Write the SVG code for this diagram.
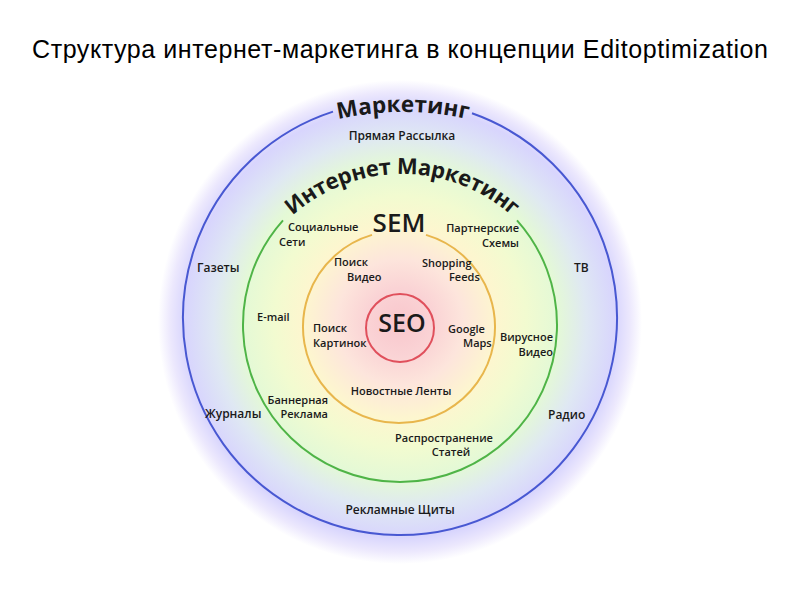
<svg xmlns="http://www.w3.org/2000/svg" width="800" height="600" viewBox="0 0 800 600">
<defs>
  <radialGradient id="bg" gradientUnits="userSpaceOnUse" cx="400" cy="322" r="242">
    <stop offset="0" stop-color="#f8c6cc"/>
    <stop offset="0.14" stop-color="#fad3d5"/>
    <stop offset="0.26" stop-color="#fde5dc"/>
    <stop offset="0.40" stop-color="#fdf6cf"/>
    <stop offset="0.52" stop-color="#f2fbd0"/>
    <stop offset="0.65" stop-color="#e4f9d6"/>
    <stop offset="0.77" stop-color="#dfe8f3"/>
    <stop offset="0.89" stop-color="#d8d5fd"/>
    <stop offset="0.95" stop-color="#ece8fd"/>
    <stop offset="1" stop-color="#ffffff"/>
  </radialGradient>
  <path id="arcMark" d="M 276.2 140.1 A 300 300 0 0 1 529.8 140.1"/>
  <path id="arcInet" d="M 259.1 256.5 A 165 165 0 0 1 544.9 256.5"/>
</defs>
<style>
  .t { font-family: "Open Sans", "Noto Sans", "DejaVu Sans", sans-serif; fill: #1a1a1a; }
  .lbl { font-size: 11px; font-weight: 600; }
  .lbl2 { font-size: 12px; font-weight: 600; }
  .ring { fill: none; stroke-width: 2; }
  .arc { font-size: 22px; font-weight: 700; }
</style>
<rect width="800" height="600" fill="#ffffff"/>
<circle cx="400" cy="322" r="242" fill="url(#bg)"/>

<text x="400" y="58" text-anchor="middle" font-family="'Liberation Sans', Arial, sans-serif" font-size="25" textLength="736" lengthAdjust="spacing" fill="#000">Структура интернет-маркетинга в концепции Editoptimization</text>

<g id="ring-marketing">
  <path class="ring" stroke="#4858d2" d="M 333 111.6 A 217 217 0 1 0 472 113.3"/>
  <text class="t arc" style="font-size:22.5px"><textPath href="#arcMark" startOffset="50%" text-anchor="middle">Маркетинг</textPath></text>
</g>
<g id="ring-internet">
  <path class="ring" stroke="#4fb447" d="M 283 220.3 A 157 157 0 1 0 517 220.3"/>
  <text class="t arc" style="font-size:22px;letter-spacing:-0.3px"><textPath href="#arcInet" startOffset="50%" text-anchor="middle">Интернет Маркетинг</textPath></text>
</g>
<g id="ring-sem">
  <path class="ring" stroke="#e8b64c" d="M 372 234.9 A 96 96 0 1 0 426 234.9"/>
  <text class="t" x="399" y="232" text-anchor="middle" font-size="26" font-weight="600">SEM</text>
</g>
<g id="ring-seo">
  <circle class="ring" stroke="#e0505c" cx="400" cy="328" r="34"/>
  <text class="t" x="402" y="332" text-anchor="middle" font-size="25" font-weight="600">SEO</text>
</g>

<g id="label-pryamaya"><text class="t lbl2" x="402" y="140" text-anchor="middle">Прямая Рассылка</text></g>
<g id="label-gazety"><text class="t lbl2" x="197" y="272">Газеты</text></g>
<g id="label-tv"><text class="t lbl2" x="574" y="272">ТВ</text></g>
<g id="label-zhurnaly"><text class="t lbl2" x="205" y="418">Журналы</text></g>
<g id="label-radio"><text class="t lbl2" x="548" y="419">Радио</text></g>
<g id="label-shchity"><text class="t lbl2" x="400" y="514" text-anchor="middle">Рекламные Щиты</text></g>

<g id="label-social"><text class="t lbl" x="288" y="231">Социальные</text><text class="t lbl" x="279" y="246">Сети</text></g>
<g id="label-partner"><text class="t lbl" x="519" y="232" text-anchor="end">Партнерские</text><text class="t lbl" x="519" y="247" text-anchor="end">Схемы</text></g>
<g id="label-email"><text class="t lbl" x="257" y="321">E-mail</text></g>
<g id="label-viral"><text class="t lbl" x="553" y="341" text-anchor="end">Вирусное</text><text class="t lbl" x="553" y="356" text-anchor="end">Видео</text></g>
<g id="label-banner"><text class="t lbl" x="328" y="404" text-anchor="end">Баннерная</text><text class="t lbl" x="328" y="418" text-anchor="end">Реклама</text></g>
<g id="label-articles"><text class="t lbl" x="444" y="442" text-anchor="middle">Распространение</text><text class="t lbl" x="451" y="456" text-anchor="middle">Статей</text></g>

<g id="label-video-search"><text class="t lbl" x="334" y="266">Поиск</text><text class="t lbl" x="347" y="281">Видео</text></g>
<g id="label-shopping"><text class="t lbl" x="422" y="267">Shopping</text><text class="t lbl" x="449" y="281">Feeds</text></g>
<g id="label-image-search"><text class="t lbl" x="313" y="332">Поиск</text><text class="t lbl" x="313" y="347">Картинок</text></g>
<g id="label-maps"><text class="t lbl" x="448" y="333">Google</text><text class="t lbl" x="463" y="347">Maps</text></g>
<g id="label-news"><text class="t lbl" x="401" y="395" text-anchor="middle">Новостные Ленты</text></g>
</svg>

━━━━━━━━

● WORK REQUIRED:
Write out the full set of lines verbatim, without the pictures.

● EXERCISE SOLUTION:
Write the SVG code for this diagram.
<svg xmlns="http://www.w3.org/2000/svg" width="800" height="600" viewBox="0 0 800 600">
<defs>
  <radialGradient id="bg" gradientUnits="userSpaceOnUse" cx="400" cy="322" r="242">
    <stop offset="0" stop-color="#f8c6cc"/>
    <stop offset="0.14" stop-color="#fad3d5"/>
    <stop offset="0.26" stop-color="#fde5dc"/>
    <stop offset="0.40" stop-color="#fdf6cf"/>
    <stop offset="0.52" stop-color="#f2fbd0"/>
    <stop offset="0.65" stop-color="#e4f9d6"/>
    <stop offset="0.77" stop-color="#dfe8f3"/>
    <stop offset="0.89" stop-color="#d8d5fd"/>
    <stop offset="0.95" stop-color="#ece8fd"/>
    <stop offset="1" stop-color="#ffffff"/>
  </radialGradient>
  <path id="arcMark" d="M 276.2 140.1 A 300 300 0 0 1 529.8 140.1"/>
  <path id="arcInet" d="M 259.1 256.5 A 165 165 0 0 1 544.9 256.5"/>
</defs>
<style>
  .t { font-family: "Open Sans", "Noto Sans", "DejaVu Sans", sans-serif; fill: #1a1a1a; }
  .lbl { font-size: 11px; font-weight: 600; }
  .lbl2 { font-size: 12px; font-weight: 600; }
  .ring { fill: none; stroke-width: 2; }
  .arc { font-size: 22px; font-weight: 700; }
</style>
<rect width="800" height="600" fill="#ffffff"/>
<circle cx="400" cy="322" r="242" fill="url(#bg)"/>

<text x="400" y="58" text-anchor="middle" font-family="'Liberation Sans', Arial, sans-serif" font-size="25" textLength="736" lengthAdjust="spacing" fill="#000">Структура интернет-маркетинга в концепции Editoptimization</text>

<g id="ring-marketing">
  <path class="ring" stroke="#4858d2" d="M 333 111.6 A 217 217 0 1 0 472 113.3"/>
  <text class="t arc" style="font-size:22.5px"><textPath href="#arcMark" startOffset="50%" text-anchor="middle">Маркетинг</textPath></text>
</g>
<g id="ring-internet">
  <path class="ring" stroke="#4fb447" d="M 283 220.3 A 157 157 0 1 0 517 220.3"/>
  <text class="t arc" style="font-size:22px;letter-spacing:-0.3px"><textPath href="#arcInet" startOffset="50%" text-anchor="middle">Интернет Маркетинг</textPath></text>
</g>
<g id="ring-sem">
  <path class="ring" stroke="#e8b64c" d="M 372 234.9 A 96 96 0 1 0 426 234.9"/>
  <text class="t" x="399" y="232" text-anchor="middle" font-size="26" font-weight="600">SEM</text>
</g>
<g id="ring-seo">
  <circle class="ring" stroke="#e0505c" cx="400" cy="328" r="34"/>
  <text class="t" x="402" y="332" text-anchor="middle" font-size="25" font-weight="600">SEO</text>
</g>

<g id="label-pryamaya"><text class="t lbl2" x="402" y="140" text-anchor="middle">Прямая Рассылка</text></g>
<g id="label-gazety"><text class="t lbl2" x="197" y="272">Газеты</text></g>
<g id="label-tv"><text class="t lbl2" x="574" y="272">ТВ</text></g>
<g id="label-zhurnaly"><text class="t lbl2" x="205" y="418">Журналы</text></g>
<g id="label-radio"><text class="t lbl2" x="548" y="419">Радио</text></g>
<g id="label-shchity"><text class="t lbl2" x="400" y="514" text-anchor="middle">Рекламные Щиты</text></g>

<g id="label-social"><text class="t lbl" x="288" y="231">Социальные</text><text class="t lbl" x="279" y="246">Сети</text></g>
<g id="label-partner"><text class="t lbl" x="519" y="232" text-anchor="end">Партнерские</text><text class="t lbl" x="519" y="247" text-anchor="end">Схемы</text></g>
<g id="label-email"><text class="t lbl" x="257" y="321">E-mail</text></g>
<g id="label-viral"><text class="t lbl" x="553" y="341" text-anchor="end">Вирусное</text><text class="t lbl" x="553" y="356" text-anchor="end">Видео</text></g>
<g id="label-banner"><text class="t lbl" x="328" y="404" text-anchor="end">Баннерная</text><text class="t lbl" x="328" y="418" text-anchor="end">Реклама</text></g>
<g id="label-articles"><text class="t lbl" x="444" y="442" text-anchor="middle">Распространение</text><text class="t lbl" x="451" y="456" text-anchor="middle">Статей</text></g>

<g id="label-video-search"><text class="t lbl" x="334" y="266">Поиск</text><text class="t lbl" x="347" y="281">Видео</text></g>
<g id="label-shopping"><text class="t lbl" x="422" y="267">Shopping</text><text class="t lbl" x="449" y="281">Feeds</text></g>
<g id="label-image-search"><text class="t lbl" x="313" y="332">Поиск</text><text class="t lbl" x="313" y="347">Картинок</text></g>
<g id="label-maps"><text class="t lbl" x="448" y="333">Google</text><text class="t lbl" x="463" y="347">Maps</text></g>
<g id="label-news"><text class="t lbl" x="401" y="395" text-anchor="middle">Новостные Ленты</text></g>
</svg>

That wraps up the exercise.